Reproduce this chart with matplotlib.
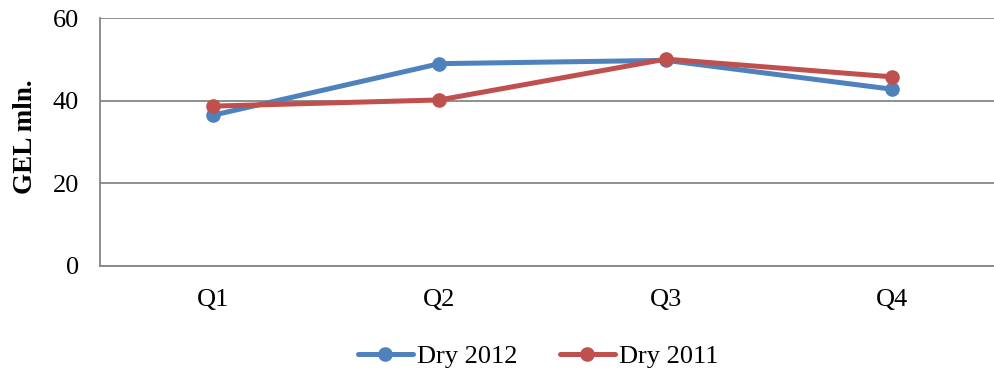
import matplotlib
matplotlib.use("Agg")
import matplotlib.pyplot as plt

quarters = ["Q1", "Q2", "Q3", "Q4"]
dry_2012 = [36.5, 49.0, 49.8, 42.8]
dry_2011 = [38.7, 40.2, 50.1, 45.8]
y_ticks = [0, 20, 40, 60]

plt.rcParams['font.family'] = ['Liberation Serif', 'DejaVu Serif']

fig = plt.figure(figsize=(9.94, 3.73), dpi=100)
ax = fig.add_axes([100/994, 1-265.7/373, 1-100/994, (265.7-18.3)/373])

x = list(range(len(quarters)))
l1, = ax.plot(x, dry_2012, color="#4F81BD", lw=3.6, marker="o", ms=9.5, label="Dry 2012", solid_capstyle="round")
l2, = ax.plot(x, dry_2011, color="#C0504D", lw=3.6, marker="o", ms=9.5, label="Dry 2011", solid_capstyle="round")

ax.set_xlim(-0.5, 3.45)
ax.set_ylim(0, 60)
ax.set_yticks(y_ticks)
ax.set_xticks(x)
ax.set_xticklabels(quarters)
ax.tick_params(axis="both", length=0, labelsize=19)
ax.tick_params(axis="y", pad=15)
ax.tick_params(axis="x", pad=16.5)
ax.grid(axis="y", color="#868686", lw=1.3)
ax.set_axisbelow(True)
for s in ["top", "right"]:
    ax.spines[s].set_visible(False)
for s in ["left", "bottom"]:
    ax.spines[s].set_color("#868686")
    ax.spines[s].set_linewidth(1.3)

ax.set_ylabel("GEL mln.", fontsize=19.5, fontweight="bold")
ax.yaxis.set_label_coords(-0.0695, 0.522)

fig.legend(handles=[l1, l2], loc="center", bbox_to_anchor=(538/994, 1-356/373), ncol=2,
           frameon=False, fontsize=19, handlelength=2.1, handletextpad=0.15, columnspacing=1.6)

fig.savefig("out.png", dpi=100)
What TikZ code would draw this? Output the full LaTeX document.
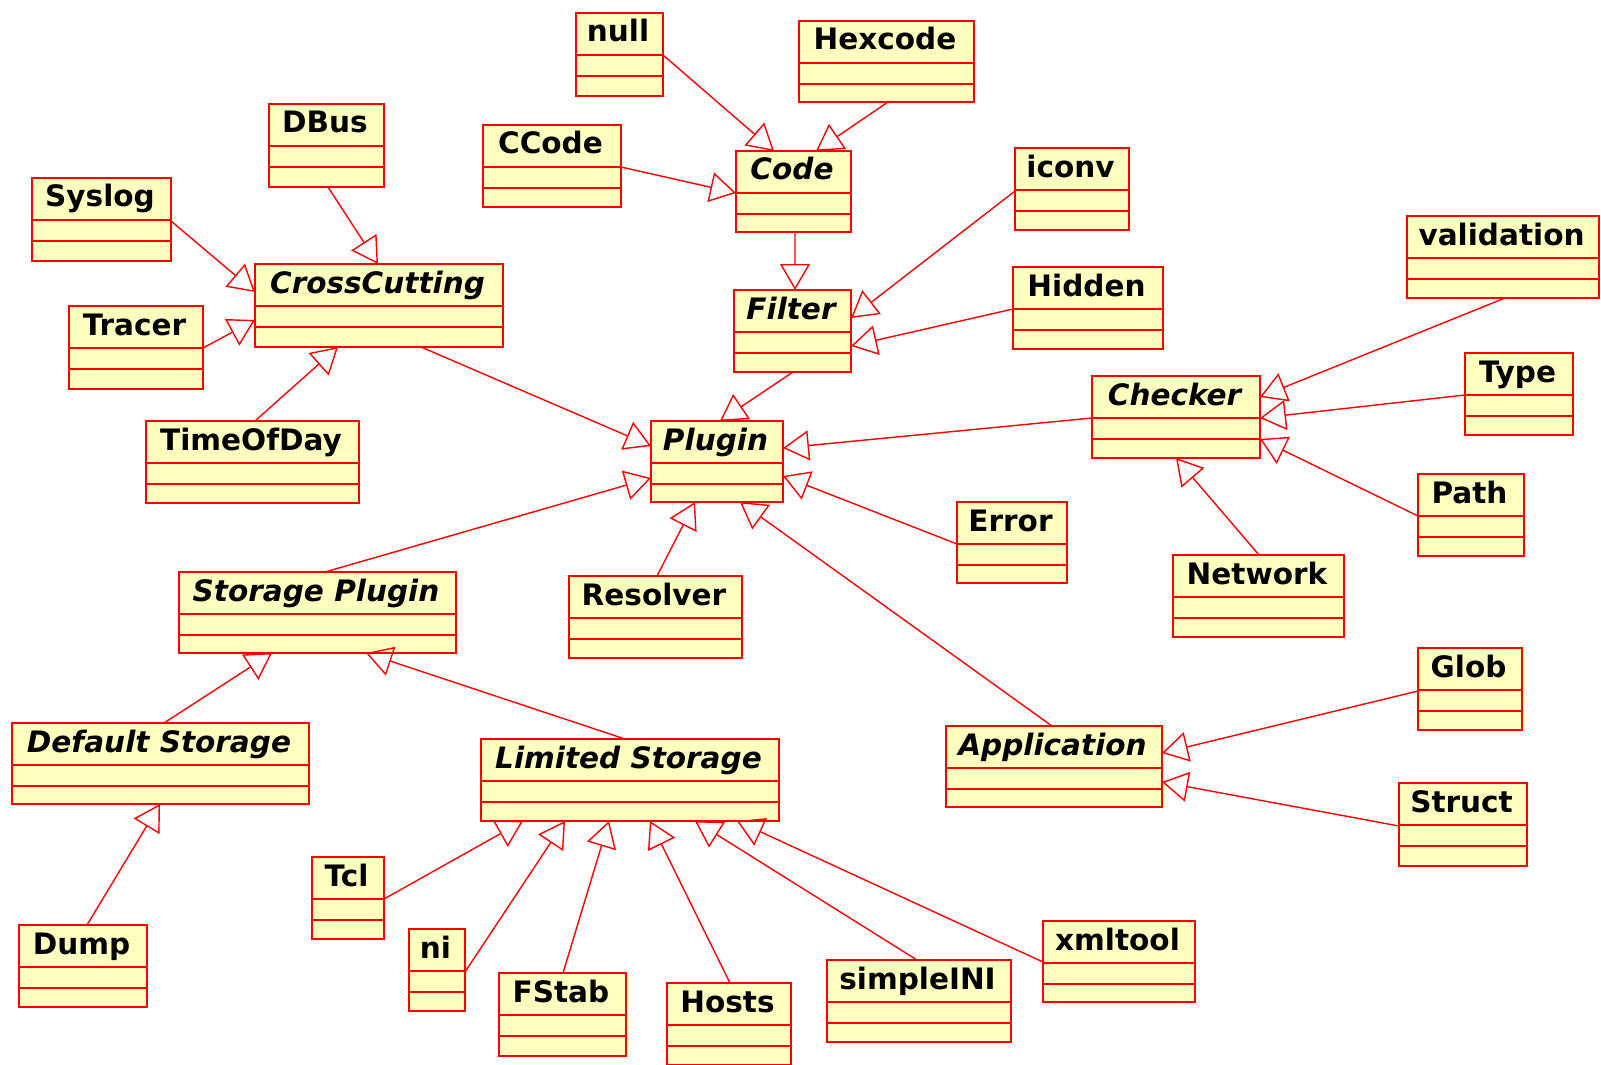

—————

AIM: The listing above must be printed again exactly, minus its pictures.

RESPONSE TO THE EXERCISE:
Reproduce this chart with matplotlib.
import matplotlib
matplotlib.use("Agg")
import matplotlib.pyplot as plt

quarters = ["Q1", "Q2", "Q3", "Q4"]
dry_2012 = [36.5, 49.0, 49.8, 42.8]
dry_2011 = [38.7, 40.2, 50.1, 45.8]
y_ticks = [0, 20, 40, 60]

plt.rcParams['font.family'] = ['Liberation Serif', 'DejaVu Serif']

fig = plt.figure(figsize=(9.94, 3.73), dpi=100)
ax = fig.add_axes([100/994, 1-265.7/373, 1-100/994, (265.7-18.3)/373])

x = list(range(len(quarters)))
l1, = ax.plot(x, dry_2012, color="#4F81BD", lw=3.6, marker="o", ms=9.5, label="Dry 2012", solid_capstyle="round")
l2, = ax.plot(x, dry_2011, color="#C0504D", lw=3.6, marker="o", ms=9.5, label="Dry 2011", solid_capstyle="round")

ax.set_xlim(-0.5, 3.45)
ax.set_ylim(0, 60)
ax.set_yticks(y_ticks)
ax.set_xticks(x)
ax.set_xticklabels(quarters)
ax.tick_params(axis="both", length=0, labelsize=19)
ax.tick_params(axis="y", pad=15)
ax.tick_params(axis="x", pad=16.5)
ax.grid(axis="y", color="#868686", lw=1.3)
ax.set_axisbelow(True)
for s in ["top", "right"]:
    ax.spines[s].set_visible(False)
for s in ["left", "bottom"]:
    ax.spines[s].set_color("#868686")
    ax.spines[s].set_linewidth(1.3)

ax.set_ylabel("GEL mln.", fontsize=19.5, fontweight="bold")
ax.yaxis.set_label_coords(-0.0695, 0.522)

fig.legend(handles=[l1, l2], loc="center", bbox_to_anchor=(538/994, 1-356/373), ncol=2,
           frameon=False, fontsize=19, handlelength=2.1, handletextpad=0.15, columnspacing=1.6)

fig.savefig("out.png", dpi=100)
What TikZ code would draw this? Output the full LaTeX document.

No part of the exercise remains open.